With such a deal on the table, said AllEarth spokesman Andrew Savage, “there is no sane reason an entity that doesn’t pay taxes would bond for the full cost of a project.”

Mr. Post, the energy policy critic, objects to the idea that the many projects are being financed by millionaires who, while their consumers harvest the power of the sun, are harvesting the substantial tax benefits attached to renewable projects, along with the high rates.

Meanwhile, he said in one e-mail, ordinary Vermonters are saddled with higher power rates.

The DPS study was undertaken to answer just that question from a legislator:  “…whether and to what extent customers using net metering systems… are subsidized by other retail electric customers who do not….”

The study found that they were not.  But that was only after a cash value was factored in to reflect the fact that renewable energy doesn’t generate harmful greenhouse gasses.
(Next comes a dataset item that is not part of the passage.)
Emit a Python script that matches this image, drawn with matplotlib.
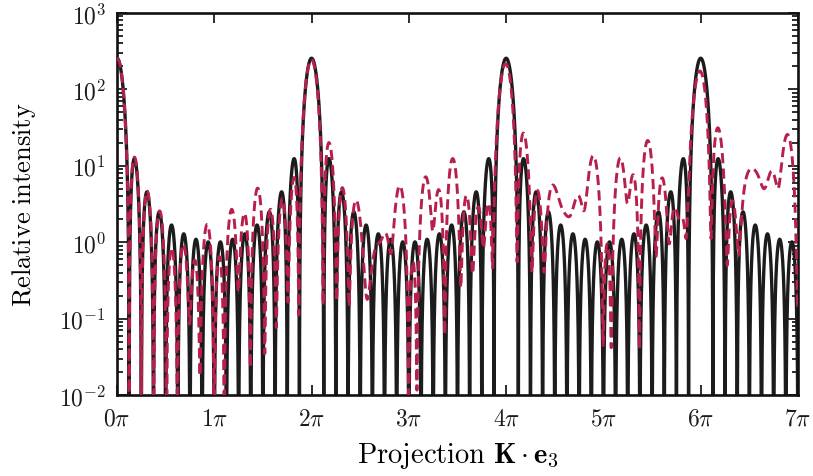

Without that calculation, the study showed that net metering costs exceeded its benefits by 0.6 cents a KWh for fixed solar installations, 1.5 cents per KWh for solar systems that track the sun, and 9.1 cents for a 100KW wind generator.

Rian Fried has made a close study of renewable energy for his company, Clean Yield Asset Management, which evaluates investment opportunities for its clients in terms of both financial return and social value.

The company decided some time ago not to recommend any large wind projects, but has invested in solar companies.  Mr. Fried recently installed a net metered system at his home in Stannard.

But he’s not sure anyone at the state policy level has a handle on the long-term effects of our pursuit of clean energy.

“I think you have a political situation in this state now, where the Green Mountain Power people, Shumlin’s people, Paul Burns (the head of the Vermont Public Interest Research Group) and a lot of Progressives are talking about the public good and completely whitewashing the numbers part of it,” he said in an interview.  “There’s going to come a time again when we’re going to talk about rates.”

At Green Mountain Power Mr. Dostis said his utility looks carefully at its mix of power sources to make sure its rates remain competitive with other New England utilities.

“We have a voice in the legislative process,” said Mr. Dostis, himself a former state representative.  “In the end the ratepayers will absorb any cost.  We are very mindful of that, and we make sure the Legislature is very mindful of that.”

Mr. Dostis sees big changes ahead in his industry “as more and more people put on solar projects that meet 100 percent of their power needs.  Their bill is zero.  Other customers are paying the cost of maintaining the overall grid.  It’s an issue the Legislature will have to deal with.”

At the Legislature, Senator John Rodgers of Glover has taken the position that Vermont’s renewable electric energy goals should simply be scrapped.

“My concern is that the renewable goals are driving the Public Service Board’s decisions when they’re siting these projects.  I don’t think that’s how siting should be driven.

“Ridgeline industrial wind is absolutely the worst of all the possible tools at our disposal,” the senator said.  Instead he’d like to see more support for “small, local stuff” like farm methane and power dams that have fallen out of service.

Canadian hydro power is another option that should be expanded, he said.  “I don’t see any problem with using very reasonably priced power produced north of the border with renewable resources.”

He challenges the idea that Vermont should not only use more renewable electric power, but also generate it.  “Most of the appeal of Vermont is that we have resisted destroying our environment for the sake of commercial enterprise,” he said.